>>>>>

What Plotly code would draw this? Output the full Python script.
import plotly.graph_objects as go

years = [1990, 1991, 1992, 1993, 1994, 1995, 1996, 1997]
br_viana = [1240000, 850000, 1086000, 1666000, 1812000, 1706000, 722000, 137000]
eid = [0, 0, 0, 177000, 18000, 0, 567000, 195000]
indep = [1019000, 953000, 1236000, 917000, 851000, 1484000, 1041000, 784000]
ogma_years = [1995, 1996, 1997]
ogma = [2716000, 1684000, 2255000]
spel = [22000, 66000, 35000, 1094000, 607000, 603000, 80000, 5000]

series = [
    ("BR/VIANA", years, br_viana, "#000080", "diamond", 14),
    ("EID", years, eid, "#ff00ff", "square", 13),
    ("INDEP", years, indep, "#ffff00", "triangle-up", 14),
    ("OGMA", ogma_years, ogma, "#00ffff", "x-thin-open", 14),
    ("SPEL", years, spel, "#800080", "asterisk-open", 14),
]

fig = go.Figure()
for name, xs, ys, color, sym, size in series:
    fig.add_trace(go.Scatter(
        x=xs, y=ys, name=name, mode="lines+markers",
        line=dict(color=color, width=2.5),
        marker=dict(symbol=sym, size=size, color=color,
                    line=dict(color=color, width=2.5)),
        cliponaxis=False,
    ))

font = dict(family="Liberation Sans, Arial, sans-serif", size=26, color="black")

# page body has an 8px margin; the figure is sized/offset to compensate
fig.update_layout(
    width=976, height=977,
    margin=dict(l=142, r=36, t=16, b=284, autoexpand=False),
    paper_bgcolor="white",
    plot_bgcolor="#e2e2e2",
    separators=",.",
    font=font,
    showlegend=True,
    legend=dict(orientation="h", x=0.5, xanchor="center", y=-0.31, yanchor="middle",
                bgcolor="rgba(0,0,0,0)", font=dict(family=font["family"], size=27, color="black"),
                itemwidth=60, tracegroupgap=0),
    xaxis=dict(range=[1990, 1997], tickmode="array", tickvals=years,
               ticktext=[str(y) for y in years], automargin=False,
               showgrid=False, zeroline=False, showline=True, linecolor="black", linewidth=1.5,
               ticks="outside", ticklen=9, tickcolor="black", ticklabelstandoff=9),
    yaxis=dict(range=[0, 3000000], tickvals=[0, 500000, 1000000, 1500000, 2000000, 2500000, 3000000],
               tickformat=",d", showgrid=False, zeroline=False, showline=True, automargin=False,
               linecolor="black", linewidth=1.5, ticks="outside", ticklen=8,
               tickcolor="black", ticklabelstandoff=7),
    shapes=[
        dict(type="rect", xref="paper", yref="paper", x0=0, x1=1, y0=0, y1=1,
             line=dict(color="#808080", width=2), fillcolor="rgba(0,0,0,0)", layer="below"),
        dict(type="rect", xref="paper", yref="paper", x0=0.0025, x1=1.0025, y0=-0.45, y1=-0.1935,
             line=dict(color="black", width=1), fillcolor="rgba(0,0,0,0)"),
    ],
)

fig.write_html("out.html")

<<<<<
>>>>>

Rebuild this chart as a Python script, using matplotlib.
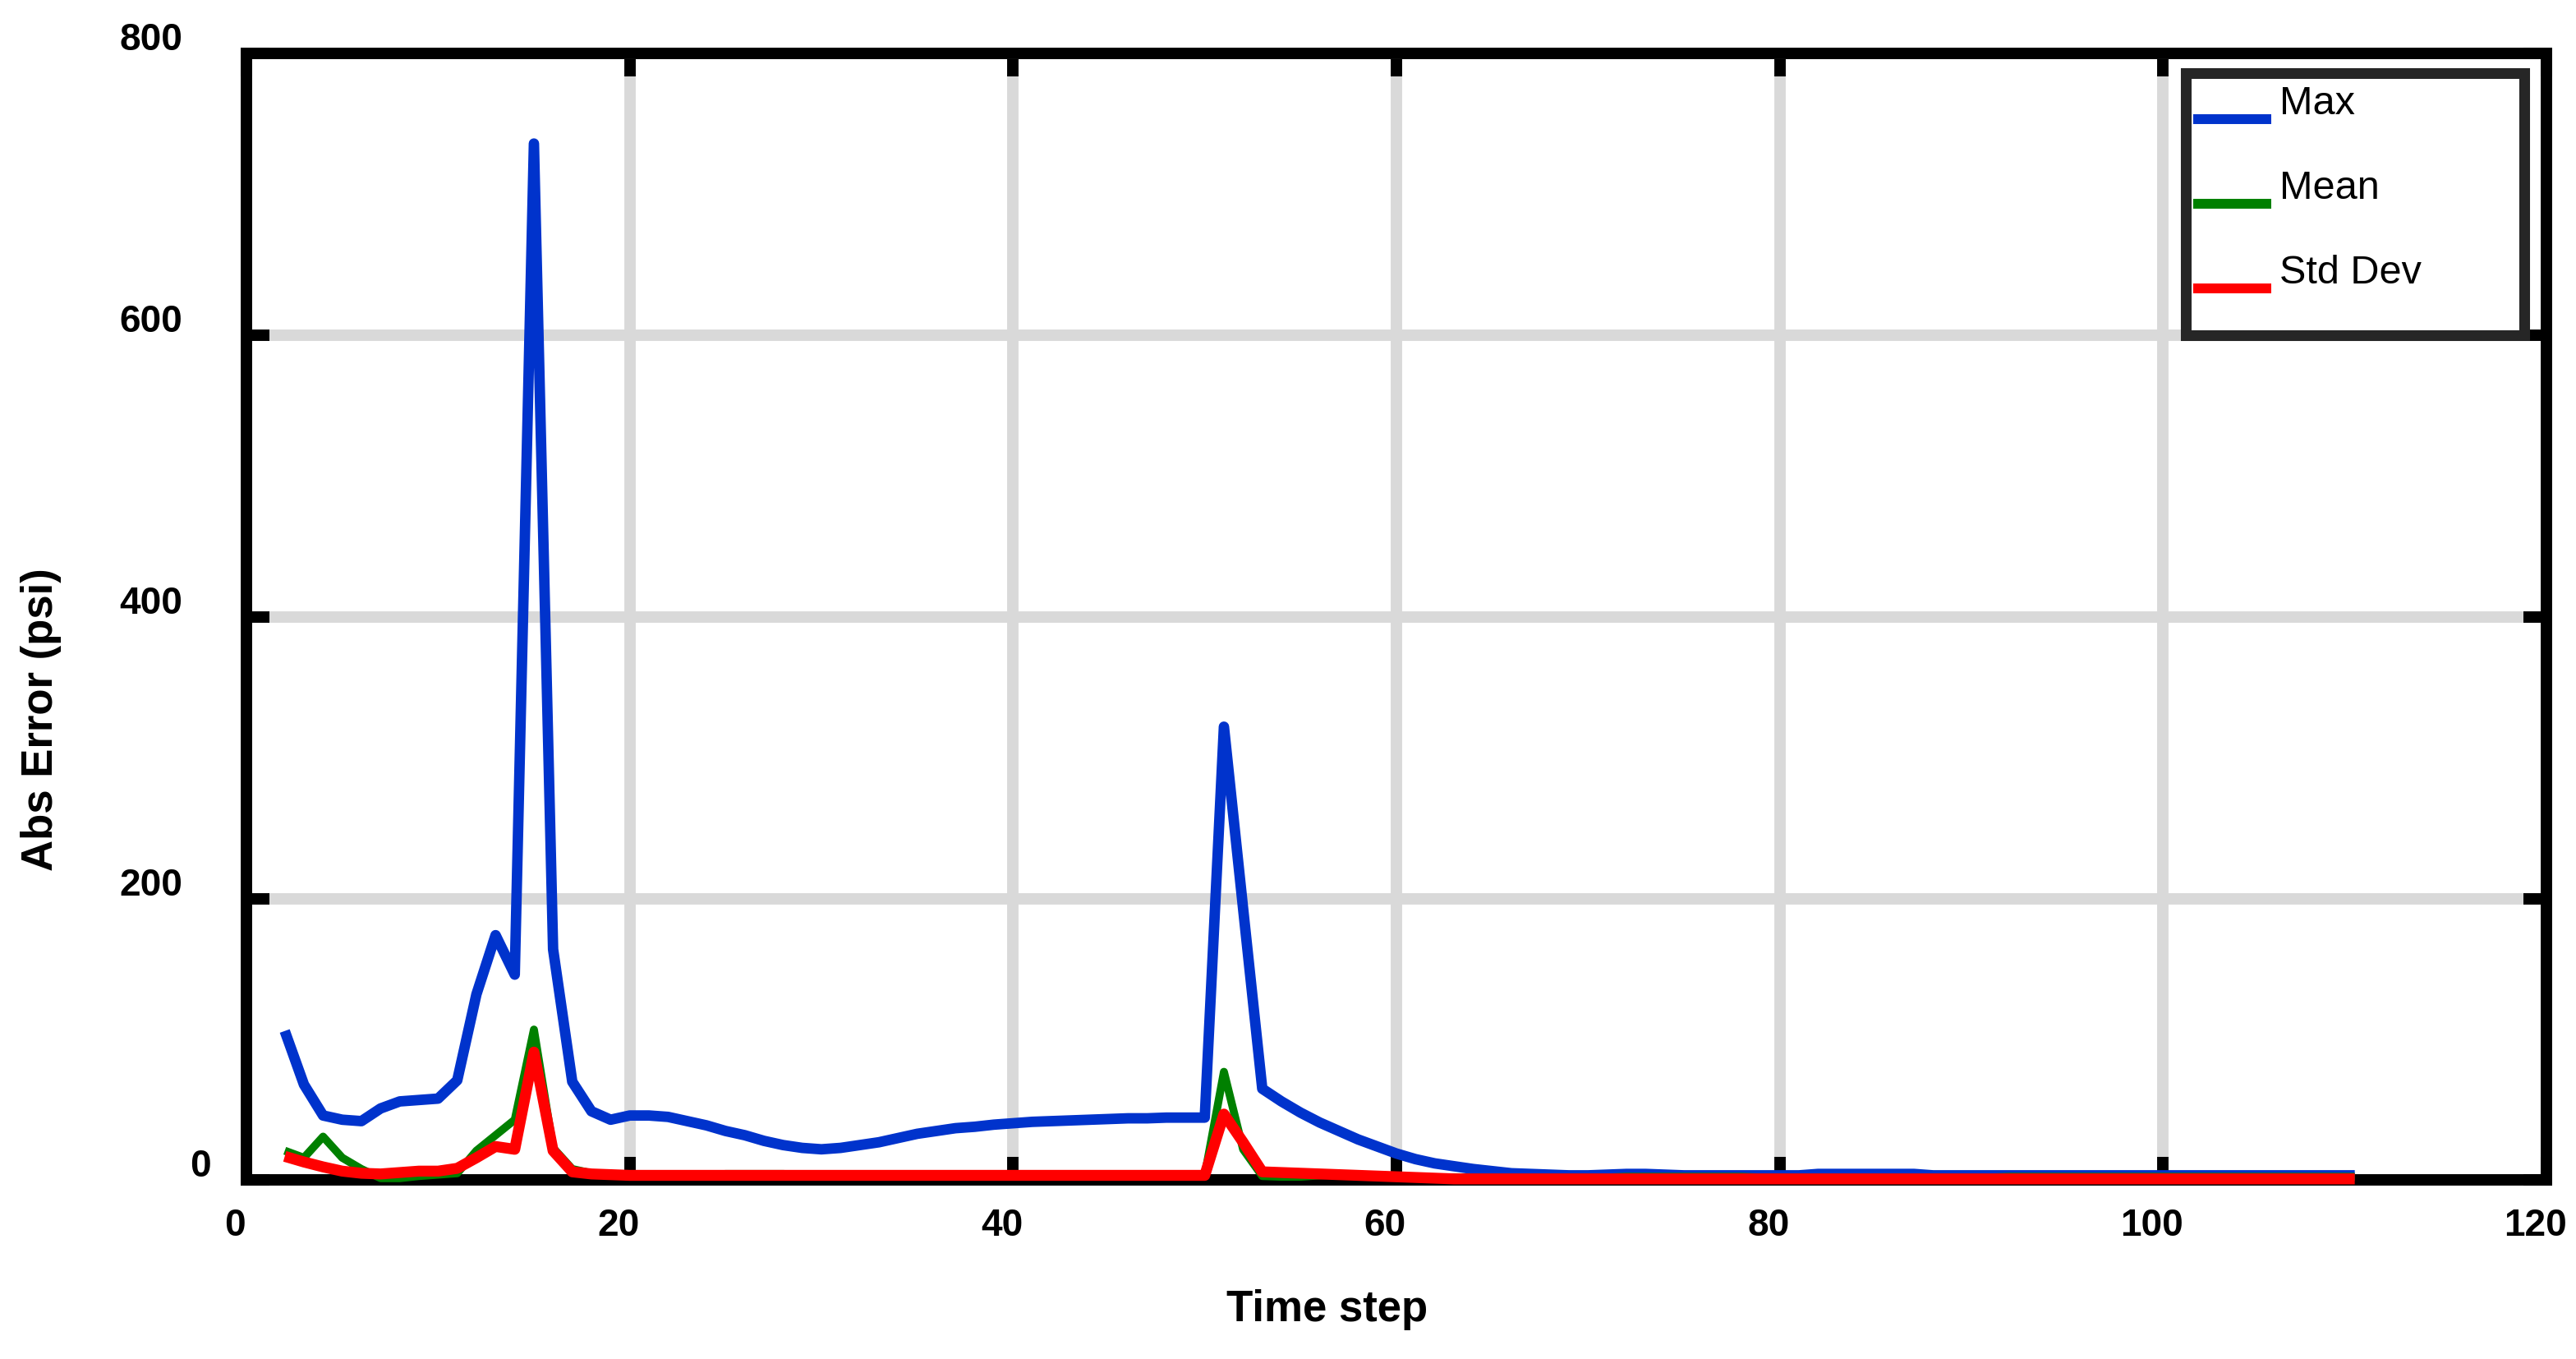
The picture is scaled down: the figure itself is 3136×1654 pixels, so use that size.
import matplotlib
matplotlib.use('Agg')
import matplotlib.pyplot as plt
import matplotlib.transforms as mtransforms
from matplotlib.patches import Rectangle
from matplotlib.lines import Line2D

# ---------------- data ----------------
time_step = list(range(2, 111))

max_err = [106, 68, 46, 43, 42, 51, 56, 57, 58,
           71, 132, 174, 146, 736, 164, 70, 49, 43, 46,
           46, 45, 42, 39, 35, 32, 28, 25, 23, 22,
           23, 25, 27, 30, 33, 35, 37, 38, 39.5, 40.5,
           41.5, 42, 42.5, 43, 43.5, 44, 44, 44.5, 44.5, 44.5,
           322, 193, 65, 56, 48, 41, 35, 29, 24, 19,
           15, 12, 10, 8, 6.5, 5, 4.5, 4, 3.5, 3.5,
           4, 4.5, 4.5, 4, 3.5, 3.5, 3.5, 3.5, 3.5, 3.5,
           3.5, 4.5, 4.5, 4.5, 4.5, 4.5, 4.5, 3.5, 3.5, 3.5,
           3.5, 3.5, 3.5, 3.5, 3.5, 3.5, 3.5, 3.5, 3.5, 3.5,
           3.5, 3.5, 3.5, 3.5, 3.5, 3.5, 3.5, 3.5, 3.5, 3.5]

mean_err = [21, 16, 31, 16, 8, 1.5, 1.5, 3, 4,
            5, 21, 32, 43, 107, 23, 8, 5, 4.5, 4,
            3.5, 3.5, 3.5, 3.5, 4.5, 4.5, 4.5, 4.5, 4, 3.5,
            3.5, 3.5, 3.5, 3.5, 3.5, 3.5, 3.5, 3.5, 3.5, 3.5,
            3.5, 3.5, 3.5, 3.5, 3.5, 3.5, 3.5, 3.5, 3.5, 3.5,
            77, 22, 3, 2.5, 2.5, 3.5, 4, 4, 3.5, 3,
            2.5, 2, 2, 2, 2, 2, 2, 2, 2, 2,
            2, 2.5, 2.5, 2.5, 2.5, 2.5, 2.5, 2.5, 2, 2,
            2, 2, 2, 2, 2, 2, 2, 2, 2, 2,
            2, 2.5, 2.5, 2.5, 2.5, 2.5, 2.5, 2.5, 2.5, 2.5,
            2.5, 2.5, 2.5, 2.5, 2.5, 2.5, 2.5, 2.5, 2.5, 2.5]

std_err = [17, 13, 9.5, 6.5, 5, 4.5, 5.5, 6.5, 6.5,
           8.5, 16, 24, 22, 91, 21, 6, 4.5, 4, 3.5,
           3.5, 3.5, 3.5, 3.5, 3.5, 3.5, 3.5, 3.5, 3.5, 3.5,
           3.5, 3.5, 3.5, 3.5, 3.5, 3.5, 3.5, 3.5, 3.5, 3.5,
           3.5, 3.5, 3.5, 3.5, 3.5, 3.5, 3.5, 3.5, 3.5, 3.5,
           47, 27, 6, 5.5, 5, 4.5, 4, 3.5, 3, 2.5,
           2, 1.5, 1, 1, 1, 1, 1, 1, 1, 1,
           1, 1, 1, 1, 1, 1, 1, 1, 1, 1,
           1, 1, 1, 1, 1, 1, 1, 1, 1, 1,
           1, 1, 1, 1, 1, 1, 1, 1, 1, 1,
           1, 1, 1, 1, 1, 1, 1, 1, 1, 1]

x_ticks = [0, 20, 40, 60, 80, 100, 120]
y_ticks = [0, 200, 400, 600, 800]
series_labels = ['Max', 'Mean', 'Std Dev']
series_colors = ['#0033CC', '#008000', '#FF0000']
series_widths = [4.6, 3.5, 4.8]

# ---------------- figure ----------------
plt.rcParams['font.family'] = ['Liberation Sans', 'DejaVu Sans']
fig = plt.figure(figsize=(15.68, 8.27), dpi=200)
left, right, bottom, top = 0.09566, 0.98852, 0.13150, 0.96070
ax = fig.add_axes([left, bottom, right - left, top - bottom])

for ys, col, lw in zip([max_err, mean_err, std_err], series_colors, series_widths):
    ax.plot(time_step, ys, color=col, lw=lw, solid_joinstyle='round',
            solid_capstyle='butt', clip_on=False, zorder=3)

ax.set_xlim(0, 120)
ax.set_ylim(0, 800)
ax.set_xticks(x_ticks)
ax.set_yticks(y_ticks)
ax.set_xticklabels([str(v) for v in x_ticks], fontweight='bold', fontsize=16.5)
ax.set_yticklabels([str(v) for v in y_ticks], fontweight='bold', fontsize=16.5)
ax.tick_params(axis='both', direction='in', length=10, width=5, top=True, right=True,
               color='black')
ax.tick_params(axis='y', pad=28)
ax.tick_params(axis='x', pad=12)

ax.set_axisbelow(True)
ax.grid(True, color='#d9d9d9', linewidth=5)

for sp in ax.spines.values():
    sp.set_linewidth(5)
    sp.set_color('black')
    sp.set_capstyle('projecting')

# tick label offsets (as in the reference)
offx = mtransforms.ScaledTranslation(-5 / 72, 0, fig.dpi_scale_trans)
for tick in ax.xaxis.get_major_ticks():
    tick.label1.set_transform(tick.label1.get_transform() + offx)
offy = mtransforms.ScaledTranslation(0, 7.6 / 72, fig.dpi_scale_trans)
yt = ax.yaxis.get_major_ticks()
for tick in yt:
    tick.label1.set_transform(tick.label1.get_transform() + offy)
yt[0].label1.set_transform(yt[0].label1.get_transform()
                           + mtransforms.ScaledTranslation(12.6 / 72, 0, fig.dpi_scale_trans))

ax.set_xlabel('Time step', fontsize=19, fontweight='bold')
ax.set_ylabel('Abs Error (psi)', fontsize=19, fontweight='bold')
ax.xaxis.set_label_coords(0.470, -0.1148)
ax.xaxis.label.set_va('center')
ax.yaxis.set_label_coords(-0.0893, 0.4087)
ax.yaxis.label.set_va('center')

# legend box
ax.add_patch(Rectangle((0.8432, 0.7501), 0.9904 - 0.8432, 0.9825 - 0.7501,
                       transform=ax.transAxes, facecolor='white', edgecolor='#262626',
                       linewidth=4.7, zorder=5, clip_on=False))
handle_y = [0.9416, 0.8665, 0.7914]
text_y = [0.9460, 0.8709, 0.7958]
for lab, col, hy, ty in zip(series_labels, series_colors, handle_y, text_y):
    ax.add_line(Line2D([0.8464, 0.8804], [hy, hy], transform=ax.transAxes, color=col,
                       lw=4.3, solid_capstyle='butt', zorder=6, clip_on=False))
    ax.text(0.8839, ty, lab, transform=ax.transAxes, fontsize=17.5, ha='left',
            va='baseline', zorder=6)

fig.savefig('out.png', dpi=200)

<<<<<

* REQUIREMENT:
Without the pictures, give again only the lines beginning at the line that contains "Rebuild this chart" and stopping after the line that contains "3.5, 3.5, 3.5, 3.5, 3.5, 3.5, 3.5, 3.5, 3.5, 3.5]", exactly as written.

* TASK RESPONSE:
Rebuild this chart as a Python script, using matplotlib.
The picture is scaled down: the figure itself is 3136×1654 pixels, so use that size.
import matplotlib
matplotlib.use('Agg')
import matplotlib.pyplot as plt
import matplotlib.transforms as mtransforms
from matplotlib.patches import Rectangle
from matplotlib.lines import Line2D

# ---------------- data ----------------
time_step = list(range(2, 111))

max_err = [106, 68, 46, 43, 42, 51, 56, 57, 58,
           71, 132, 174, 146, 736, 164, 70, 49, 43, 46,
           46, 45, 42, 39, 35, 32, 28, 25, 23, 22,
           23, 25, 27, 30, 33, 35, 37, 38, 39.5, 40.5,
           41.5, 42, 42.5, 43, 43.5, 44, 44, 44.5, 44.5, 44.5,
           322, 193, 65, 56, 48, 41, 35, 29, 24, 19,
           15, 12, 10, 8, 6.5, 5, 4.5, 4, 3.5, 3.5,
           4, 4.5, 4.5, 4, 3.5, 3.5, 3.5, 3.5, 3.5, 3.5,
           3.5, 4.5, 4.5, 4.5, 4.5, 4.5, 4.5, 3.5, 3.5, 3.5,
           3.5, 3.5, 3.5, 3.5, 3.5, 3.5, 3.5, 3.5, 3.5, 3.5,
           3.5, 3.5, 3.5, 3.5, 3.5, 3.5, 3.5, 3.5, 3.5, 3.5]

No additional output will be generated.